[To do] Leaving out every picture, copy the lines of the data exactly, from the first through the line containing "from bokeh.resources import INLINE".

[Data excerpts]
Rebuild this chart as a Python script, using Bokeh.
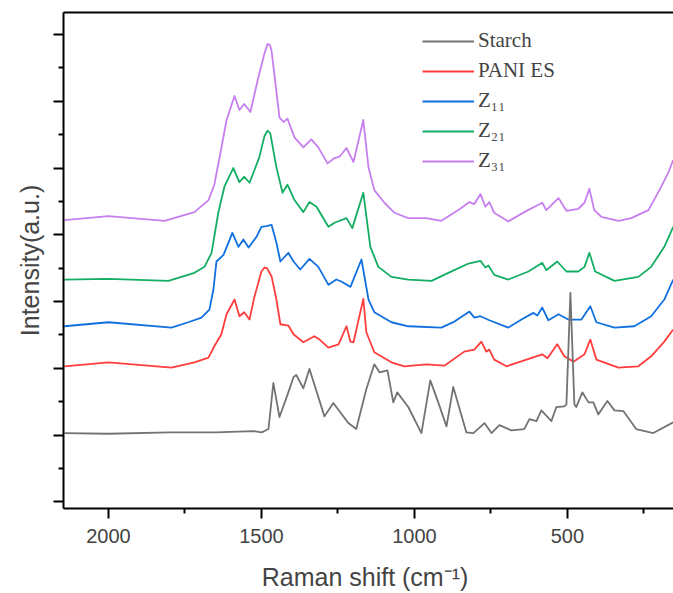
from bokeh.plotting import figure
from bokeh.models import (Range1d, FixedTicker, LinearAxis, Legend, LegendItem,
                          ColumnDataSource)
from bokeh.embed import file_html
from bokeh.resources import INLINE

# ---- data (Raman shift in cm^-1, intensity in a.u., stacked offsets included) ----
starch_x = [2144, 2000, 1800, 1650, 1526, 1500, 1490, 1477, 1461, 1441, 1412, 1395, 1386,
            1363, 1343, 1294, 1265, 1216, 1190, 1157, 1131, 1114, 1088, 1069, 1056, 1020,
            977, 948, 922, 895, 873, 830, 807, 771, 748, 722, 683, 641, 624, 601, 585, 552,
            536, 510, 503, 490, 477, 471, 451, 431, 415, 399, 369, 346, 317, 275, 219, 154]
starch_y = [1.03, 1.02, 1.04, 1.04, 1.06, 1.04, 1.06, 1.09, 1.78, 1.27, 1.64, 1.87, 1.90,
            1.70, 1.99, 1.28, 1.48, 1.18, 1.09, 1.69, 2.06, 1.94, 1.97, 1.49, 1.64, 1.42,
            1.03, 1.82, 1.49, 1.13, 1.72, 1.04, 1.03, 1.18, 1.03, 1.15, 1.07, 1.09, 1.24,
            1.21, 1.37, 1.21, 1.42, 1.43, 1.46, 3.13, 1.46, 1.42, 1.64, 1.49, 1.49, 1.31,
            1.51, 1.37, 1.36, 1.09, 1.03, 1.19]

pani_x = [2144, 2000, 1794, 1719, 1673, 1654, 1631, 1614, 1588, 1572, 1556, 1539, 1523,
          1500, 1490, 1482, 1467, 1451, 1438, 1412, 1395, 1363, 1327, 1310, 1281, 1248,
          1222, 1209, 1199, 1167, 1157, 1131, 1075, 1033, 961, 902, 837, 804, 781, 765,
          755, 739, 699, 641, 582, 565, 533, 510, 480, 444, 425, 405, 333, 268, 226, 183,
          154]
pani_y = [2.03, 2.09, 2.01, 2.09, 2.16, 2.33, 2.51, 2.81, 3.03, 2.78, 2.84, 2.73, 3.07,
          3.45, 3.51, 3.50, 3.38, 3.03, 2.66, 2.64, 2.51, 2.39, 2.48, 2.43, 2.31, 2.36,
          2.63, 2.40, 2.39, 3.04, 2.54, 2.24, 2.09, 2.03, 2.06, 2.04, 2.25, 2.28, 2.40,
          2.25, 2.28, 2.13, 2.03, 2.12, 2.21, 2.15, 2.36, 2.18, 2.10, 2.21, 2.43, 2.13,
          2.01, 2.03, 2.18, 2.40, 2.58]

z11_x = [2144, 2000, 1794, 1739, 1696, 1670, 1657, 1647, 1624, 1595, 1575, 1559, 1542,
         1516, 1500, 1484, 1467, 1451, 1438, 1412, 1395, 1373, 1343, 1314, 1281, 1255,
         1239, 1209, 1173, 1150, 1131, 1075, 1020, 912, 869, 820, 804, 784, 755, 693,
         650, 611, 598, 582, 562, 529, 497, 454, 425, 405, 346, 281, 226, 183, 154]
z11_y = [2.63, 2.69, 2.61, 2.69, 2.76, 2.88, 3.18, 3.60, 3.70, 4.03, 3.82, 3.93, 3.81,
         3.97, 4.12, 4.13, 4.15, 3.88, 3.60, 3.73, 3.60, 3.48, 3.64, 3.52, 3.25, 3.33,
         3.30, 3.22, 3.63, 3.03, 2.84, 2.69, 2.63, 2.61, 2.70, 2.85, 2.76, 2.78, 2.72,
         2.61, 2.73, 2.83, 2.79, 2.91, 2.72, 2.81, 2.73, 2.73, 2.93, 2.69, 2.61, 2.63,
         2.78, 3.03, 3.33]

z21_x = [2144, 2000, 1804, 1719, 1686, 1663, 1641, 1621, 1592, 1572, 1556, 1539, 1507,
         1490, 1480, 1471, 1451, 1431, 1415, 1392, 1363, 1343, 1320, 1281, 1261, 1222,
         1203, 1167, 1144, 1118, 1075, 1020, 944, 889, 823, 784, 768, 758, 739, 693, 627,
         582, 569, 533, 503, 464, 444, 428, 409, 346, 268, 226, 183, 154]
z21_y = [3.33, 3.34, 3.31, 3.43, 3.52, 3.73, 4.33, 4.72, 5.00, 4.79, 4.87, 4.78, 5.16,
         5.48, 5.56, 5.52, 5.01, 4.63, 4.75, 4.52, 4.34, 4.49, 4.42, 4.12, 4.18, 4.25,
         4.10, 4.63, 3.82, 3.52, 3.37, 3.33, 3.31, 3.43, 3.57, 3.61, 3.51, 3.54, 3.40,
         3.33, 3.45, 3.58, 3.47, 3.60, 3.45, 3.45, 3.52, 3.73, 3.45, 3.31, 3.37, 3.52,
         3.82, 4.12]

z31_x = [2144, 2000, 1817, 1719, 1673, 1654, 1631, 1614, 1588, 1572, 1556, 1536, 1510,
         1490, 1480, 1472, 1467, 1441, 1428, 1415, 1392, 1363, 1337, 1314, 1284, 1261,
         1245, 1222, 1199, 1167, 1150, 1131, 1098, 1065, 1020, 961, 912, 856, 820, 804,
         784, 768, 755, 739, 693, 641, 582, 569, 529, 503, 464, 444, 428, 412, 389, 333,
         291, 235, 199, 170, 154]
z31_y = [4.22, 4.28, 4.21, 4.34, 4.52, 4.75, 5.30, 5.72, 6.08, 5.87, 5.96, 5.84, 6.36,
         6.72, 6.86, 6.84, 6.76, 5.76, 5.69, 5.74, 5.46, 5.31, 5.43, 5.31, 5.07, 5.15,
         5.17, 5.30, 5.09, 5.72, 5.01, 4.67, 4.48, 4.33, 4.25, 4.25, 4.21, 4.37, 4.49,
         4.46, 4.61, 4.42, 4.49, 4.33, 4.20, 4.34, 4.48, 4.37, 4.55, 4.36, 4.39, 4.48,
         4.69, 4.37, 4.27, 4.21, 4.25, 4.37, 4.67, 4.93, 5.12]

series_names = ["Starch", "PANI ES", "Z\u2081\u2081", "Z\u2082\u2081", "Z\u2083\u2081"]
series_colors = ["#737373", "#ff3d3d", "#1170e0", "#13ad63", "#c77ff0"]
series_x = [starch_x, pani_x, z11_x, z21_x, z31_x]
series_y = [starch_y, pani_y, z11_y, z21_y, z31_y]

x_major = [2000, 1500, 1000, 500]
x_minor = [1750, 1250, 750, 250]
y_major = [0, 1, 2, 3, 4, 5, 6, 7]
y_minor = [0.5, 1.5, 2.5, 3.5, 4.5, 5.5, 6.5]

# ---- figure ----
p = figure(width=673, height=593, output_backend="svg", toolbar_location=None,
           x_range=Range1d(2147, 153), y_range=Range1d(-0.1, 7.33),
           min_border_left=63, min_border_right=0, min_border_top=12,
           min_border_bottom=83, background_fill_color="white",
           border_fill_color="white")
p.outline_line_color = None
p.xgrid.visible = False
p.ygrid.visible = False

renderers = {}
# draw purple first, starch last (starch peak appears on top)
for i in reversed(range(5)):
    src = ColumnDataSource(dict(x=series_x[i], y=series_y[i]))
    renderers[i] = p.line("x", "y", source=src, line_color=series_colors[i],
                          line_width=1.8, line_join="round")

sans = "Liberation Sans"

xa = p.xaxis[0]
xa.ticker = FixedTicker(ticks=x_major, minor_ticks=x_minor)
xa.axis_label = "Raman shift  (cm\u207b\u00b9)"
xa.axis_label_text_font = sans
xa.axis_label_text_font_size = "25px"
xa.axis_label_text_font_style = "normal"
xa.axis_label_standoff = 17
xa.major_label_text_font = sans
xa.major_label_text_font_size = "20px"
xa.major_label_standoff = 10
xa.axis_line_width = 2
xa.major_tick_line_width = 2
xa.minor_tick_line_width = 2
xa.major_tick_out = 10
xa.major_tick_in = 0
xa.minor_tick_out = 5
xa.minor_tick_in = 0

ya = p.yaxis[0]
ya.ticker = FixedTicker(ticks=y_major, minor_ticks=y_minor)
ya.major_label_overrides = {t: "" for t in y_major}
ya.axis_label = "Intensity(a.u.)"
ya.axis_label_text_font = sans
ya.axis_label_text_font_size = "25px"
ya.axis_label_text_font_style = "normal"
ya.axis_label_standoff = 10
ya.major_label_standoff = 0
ya.axis_line_width = 2
ya.major_tick_line_width = 2
ya.minor_tick_line_width = 2
ya.major_tick_out = 10
ya.major_tick_in = 0
ya.minor_tick_out = 5
ya.minor_tick_in = 0

top = LinearAxis(ticker=FixedTicker(ticks=[]), axis_line_width=2,
                 major_tick_line_color=None, minor_tick_line_color=None,
                 major_label_standoff=0, major_tick_out=0, minor_tick_out=0)
p.add_layout(top, "above")

items = [LegendItem(label=series_names[i], renderers=[renderers[i]]) for i in range(5)]
legend = Legend(items=items, location=(359, 335), border_line_color=None,
                background_fill_alpha=0, padding=0, margin=0, spacing=5,
                glyph_width=52, glyph_height=24, label_height=24, label_standoff=4,
                label_text_font="Liberation Serif", label_text_font_size="21px")
p.add_layout(legend)

open("out.html", "w").write(file_html(p, INLINE))
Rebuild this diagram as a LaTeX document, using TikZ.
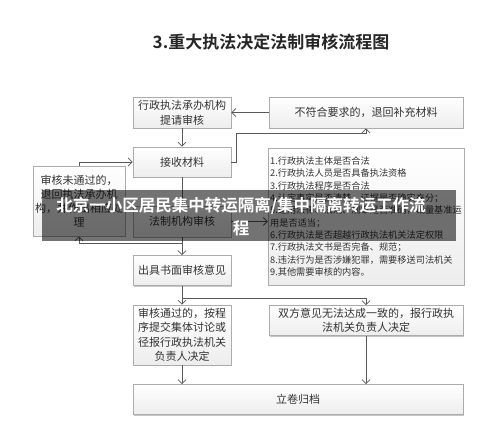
\documentclass[tikz,border=0pt]{standalone}
\usepackage{fontspec}
\setmainfont{Noto Sans CJK SC}
\newfontfamily\cjkb{Noto Sans CJK SC Bold}
\XeTeXlinebreaklocale "zh"
\usetikzlibrary{arrows.meta,shadows}
\begin{document}
\begin{tikzpicture}[x=1pt,y=-1pt,
  box/.style={draw=gray!65, line width=0.6pt, top color=white, bottom color=gray!14,
    drop shadow={shadow xshift=1.4pt, shadow yshift=-1.4pt, opacity=0.22, fill=black},
    inner sep=1pt, align=center, font=\fontsize{11}{15}\selectfont, text=black!80},
  arr/.style={draw=black!65, line width=0.8pt, -{Straight Barb[length=4pt,width=8pt]}},
  ln/.style={draw=black!65, line width=0.8pt}]
\useasboundingbox (0,0) rectangle (500,431);
\fill[white] (0,0) rectangle (500,431);
\node[font=\cjkb\fontsize{17}{20}\selectfont, text=black!85] (title) at (271,42) {3.重大执法决定法制审核流程图};
\node[box, minimum width=98pt, minimum height=31pt] (A) at (182,112.5) {行政执法承办机构\\提请审核};
\node[box, minimum width=194pt, minimum height=31pt] (N) at (366,112.5) {不符合要求的，退回补充材料};
\node[box, minimum width=98pt, minimum height=30pt] (R) at (182,162) {接收材料};
\node[box, minimum width=194pt, minimum height=137pt, align=left, inner xsep=2pt, font=\fontsize{9.2}{12.3}\selectfont] (L) at (366,216.5) {1.行政执法主体是否合法\\2.行政执法人员是否具备执法资格\\3.行政执法程序是否合法\\4.认定事实是否清楚，证据是否确实充分；\\5.适用法律、法规、规章是否准确，裁量基准运\\用是否适当；\\6.行政执法是否超越行政执法机关法定权限\\7.行政执法文书是否完备、规范；\\8.违法行为是否涉嫌犯罪，需要移送司法机关\\9.其他需要审核的内容。};
\node[box, minimum width=92pt, minimum height=70pt, font=\fontsize{11}{14}\selectfont] (LB) at (79,201) {审核未通过的，\\退回执法承办机\\构，并作出相应处\\理};
\node[box, minimum width=98pt, minimum height=31pt] (F) at (182,221.5) {法制机构审核};
\node[box, minimum width=98pt, minimum height=30pt] (O) at (182,270.5) {出具书面审核意见};
\node[box, minimum width=98pt, minimum height=60pt, font=\fontsize{11}{14.5}\selectfont] (P) at (182,335) {审核通过的，按程\\序提交集体讨论或\\径报行政执法机关\\负责人决定};
\node[box, minimum width=194pt, minimum height=30pt, font=\fontsize{11}{14.5}\selectfont] (D) at (366,320.5) {双方意见无法达成一致的，报行政执\\法机关负责人决定};
\node[box, minimum width=330pt, minimum height=30pt] (Z) at (298,399.5) {立卷归档};
% connectors
\coordinate (c1) at (236,133);
\coordinate (c2) at (182,243);
\coordinate (c3) at (182,298);
\draw[arr] (A.south) -- (R.north);
\draw[arr] (N.west) -- (A.east);
\draw[ln] (R.east) -| (c1);
\draw[arr] (c1) -| (N.south);
\draw[arr] (R.south) -- (F.north);
\draw[arr] (F.east) -- (F.east -| L.west);
\draw[arr] (F.south) -- (O.north);
\draw[arr] (c2) -| (LB.south);
\draw[arr] (LB.north) |- (R.west);
\draw[arr] (O.south) -- (P.north);
\draw[arr] (c3) -| (D.north);
\draw[arr] (P.south) -- (P.south |- Z.north);
\draw[arr] (D.south) -- (D.south |- Z.north);
% watermark banner
\fill[black, opacity=0.55] (42,190) rectangle (456,241);
\node[text=white, font=\cjkb\fontsize{16.5}{23}\selectfont, align=center, inner sep=0pt] (banner) at (241,216.5) {北京一小区居民集中转运隔离/集中隔离转运工作流\\程};
\end{tikzpicture}
\end{document}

[Reply]
Rebuild this chart as a Python script, using Bokeh.
from bokeh.plotting import figure
from bokeh.models import (Range1d, FixedTicker, LinearAxis, Legend, LegendItem,
                          ColumnDataSource)
from bokeh.embed import file_html
from bokeh.resources import INLINE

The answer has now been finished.